Instruction →
Repeat the data below exactly, dropping any pictures it holds.

□ □ □

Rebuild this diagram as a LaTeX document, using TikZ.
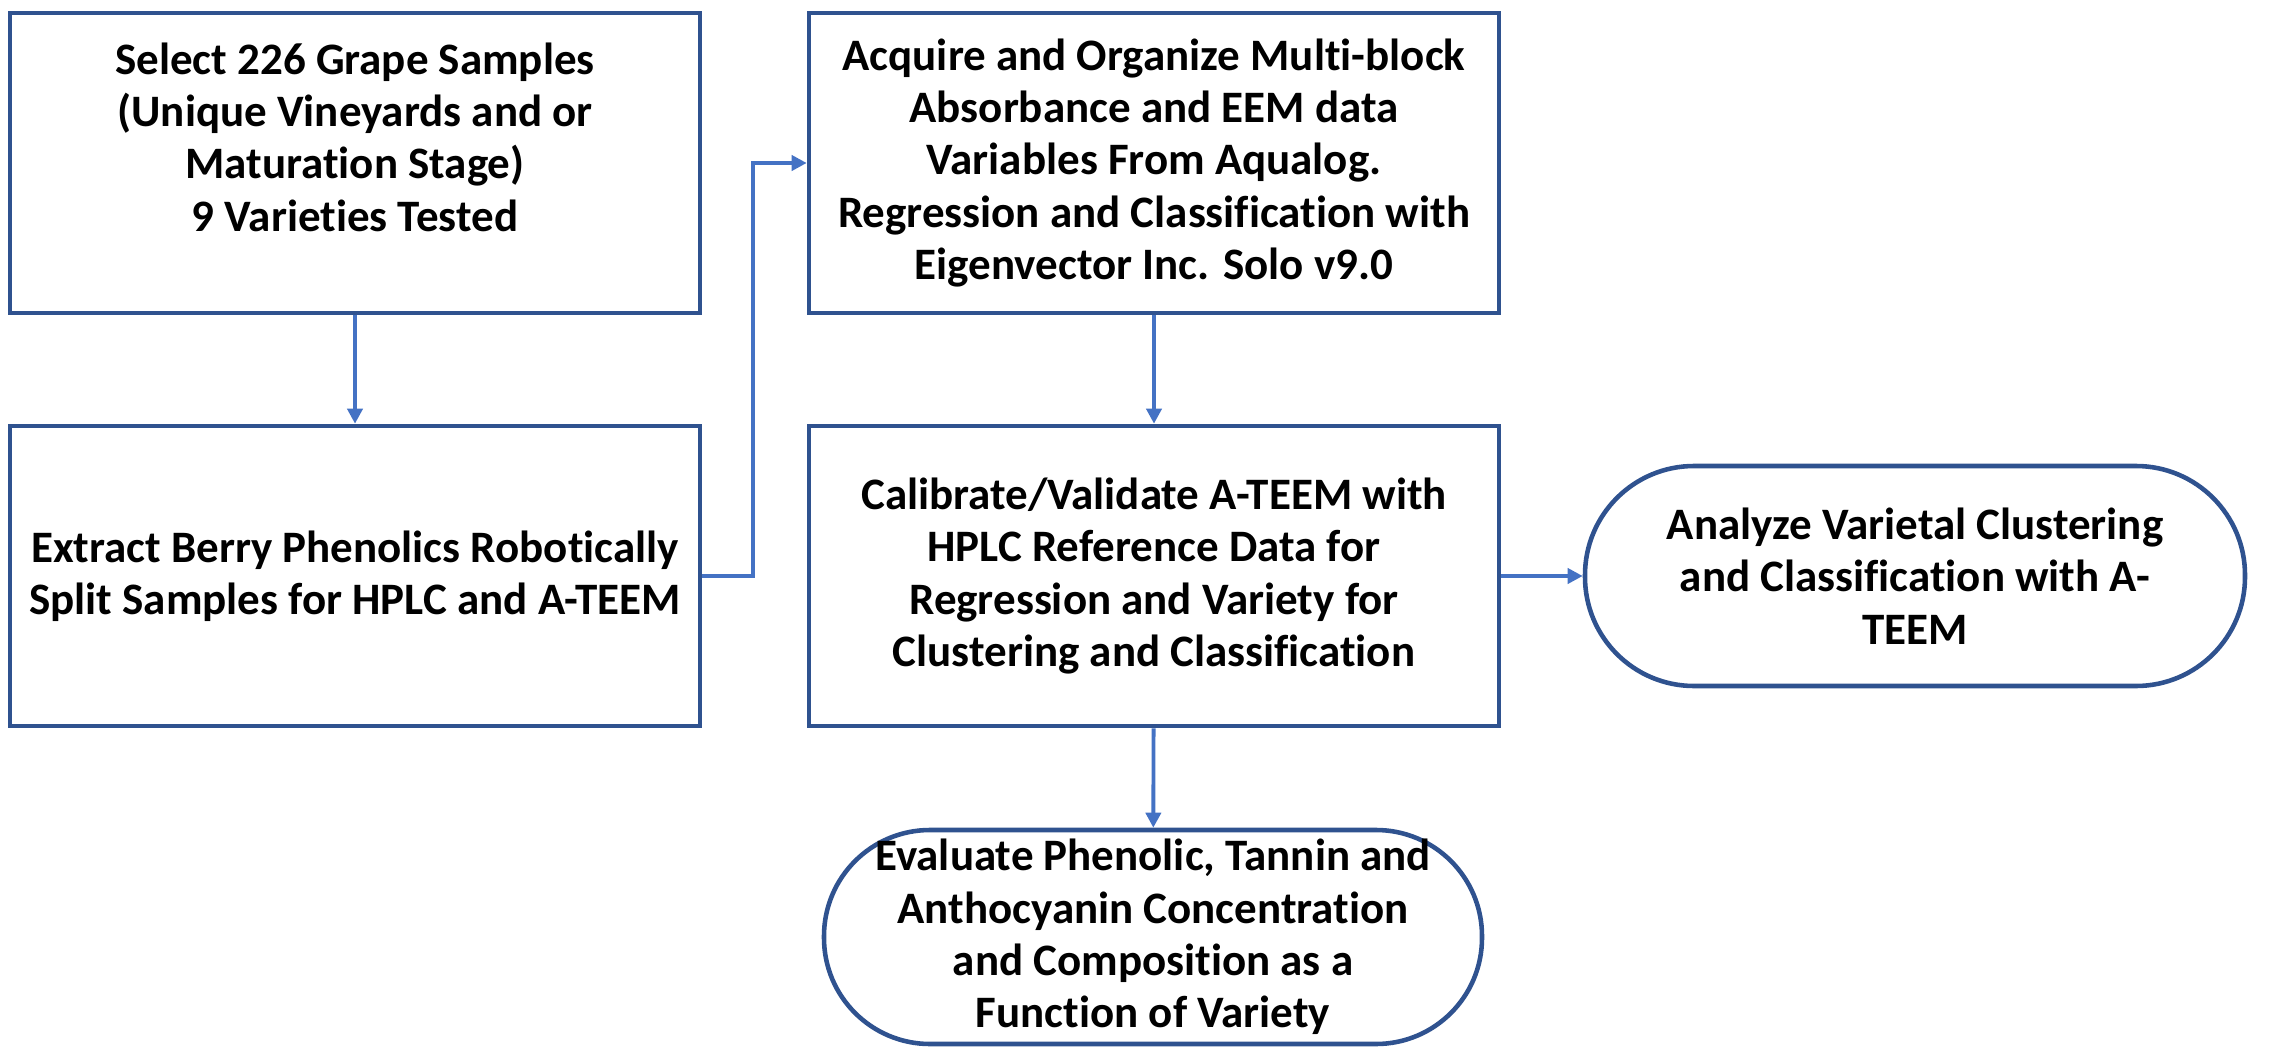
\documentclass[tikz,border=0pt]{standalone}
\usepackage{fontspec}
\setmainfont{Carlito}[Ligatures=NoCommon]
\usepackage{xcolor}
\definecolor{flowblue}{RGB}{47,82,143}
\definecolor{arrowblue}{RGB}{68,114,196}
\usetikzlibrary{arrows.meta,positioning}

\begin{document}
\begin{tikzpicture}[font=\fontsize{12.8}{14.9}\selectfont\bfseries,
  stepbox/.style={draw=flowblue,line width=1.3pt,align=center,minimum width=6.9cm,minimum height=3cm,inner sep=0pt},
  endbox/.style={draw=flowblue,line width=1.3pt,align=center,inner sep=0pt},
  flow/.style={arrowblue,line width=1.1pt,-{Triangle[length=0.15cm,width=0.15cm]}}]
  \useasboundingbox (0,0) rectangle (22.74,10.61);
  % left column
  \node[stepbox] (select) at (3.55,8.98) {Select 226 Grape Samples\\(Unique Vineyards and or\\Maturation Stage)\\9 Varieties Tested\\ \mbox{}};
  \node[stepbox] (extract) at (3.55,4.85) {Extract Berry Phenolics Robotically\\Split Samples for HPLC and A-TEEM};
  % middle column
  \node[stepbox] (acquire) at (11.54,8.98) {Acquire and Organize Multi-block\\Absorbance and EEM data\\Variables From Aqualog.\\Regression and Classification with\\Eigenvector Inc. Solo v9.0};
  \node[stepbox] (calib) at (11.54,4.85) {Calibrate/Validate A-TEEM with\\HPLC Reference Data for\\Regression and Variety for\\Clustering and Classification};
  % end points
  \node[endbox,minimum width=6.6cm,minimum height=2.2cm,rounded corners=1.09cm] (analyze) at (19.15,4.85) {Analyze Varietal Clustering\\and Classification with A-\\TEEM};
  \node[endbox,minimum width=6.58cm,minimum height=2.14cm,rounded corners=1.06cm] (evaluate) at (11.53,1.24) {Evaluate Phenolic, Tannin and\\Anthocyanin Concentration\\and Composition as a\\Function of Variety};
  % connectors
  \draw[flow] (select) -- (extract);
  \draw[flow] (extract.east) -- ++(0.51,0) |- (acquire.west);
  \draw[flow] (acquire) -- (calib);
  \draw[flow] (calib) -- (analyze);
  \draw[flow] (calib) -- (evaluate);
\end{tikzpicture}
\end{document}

□ □ □

Reply →
Rebuild this diagram as a LaTeX document, using TikZ.
\documentclass[tikz,border=0pt]{standalone}
\usepackage{fontspec}
\setmainfont{Carlito}[Ligatures=NoCommon]
\usepackage{xcolor}
\definecolor{flowblue}{RGB}{47,82,143}
\definecolor{arrowblue}{RGB}{68,114,196}
\usetikzlibrary{arrows.meta,positioning}

\begin{document}
\begin{tikzpicture}[font=\fontsize{12.8}{14.9}\selectfont\bfseries,
  stepbox/.style={draw=flowblue,line width=1.3pt,align=center,minimum width=6.9cm,minimum height=3cm,inner sep=0pt},
  endbox/.style={draw=flowblue,line width=1.3pt,align=center,inner sep=0pt},
  flow/.style={arrowblue,line width=1.1pt,-{Triangle[length=0.15cm,width=0.15cm]}}]
  \useasboundingbox (0,0) rectangle (22.74,10.61);
  % left column
  \node[stepbox] (select) at (3.55,8.98) {Select 226 Grape Samples\\(Unique Vineyards and or\\Maturation Stage)\\9 Varieties Tested\\ \mbox{}};
  \node[stepbox] (extract) at (3.55,4.85) {Extract Berry Phenolics Robotically\\Split Samples for HPLC and A-TEEM};
  % middle column
  \node[stepbox] (acquire) at (11.54,8.98) {Acquire and Organize Multi-block\\Absorbance and EEM data\\Variables From Aqualog.\\Regression and Classification with\\Eigenvector Inc. Solo v9.0};
  \node[stepbox] (calib) at (11.54,4.85) {Calibrate/Validate A-TEEM with\\HPLC Reference Data for\\Regression and Variety for\\Clustering and Classification};
  % end points
  \node[endbox,minimum width=6.6cm,minimum height=2.2cm,rounded corners=1.09cm] (analyze) at (19.15,4.85) {Analyze Varietal Clustering\\and Classification with A-\\TEEM};
  \node[endbox,minimum width=6.58cm,minimum height=2.14cm,rounded corners=1.06cm] (evaluate) at (11.53,1.24) {Evaluate Phenolic, Tannin and\\Anthocyanin Concentration\\and Composition as a\\Function of Variety};
  % connectors
  \draw[flow] (select) -- (extract);
  \draw[flow] (extract.east) -- ++(0.51,0) |- (acquire.west);
  \draw[flow] (acquire) -- (calib);
  \draw[flow] (calib) -- (analyze);
  \draw[flow] (calib) -- (evaluate);
\end{tikzpicture}
\end{document}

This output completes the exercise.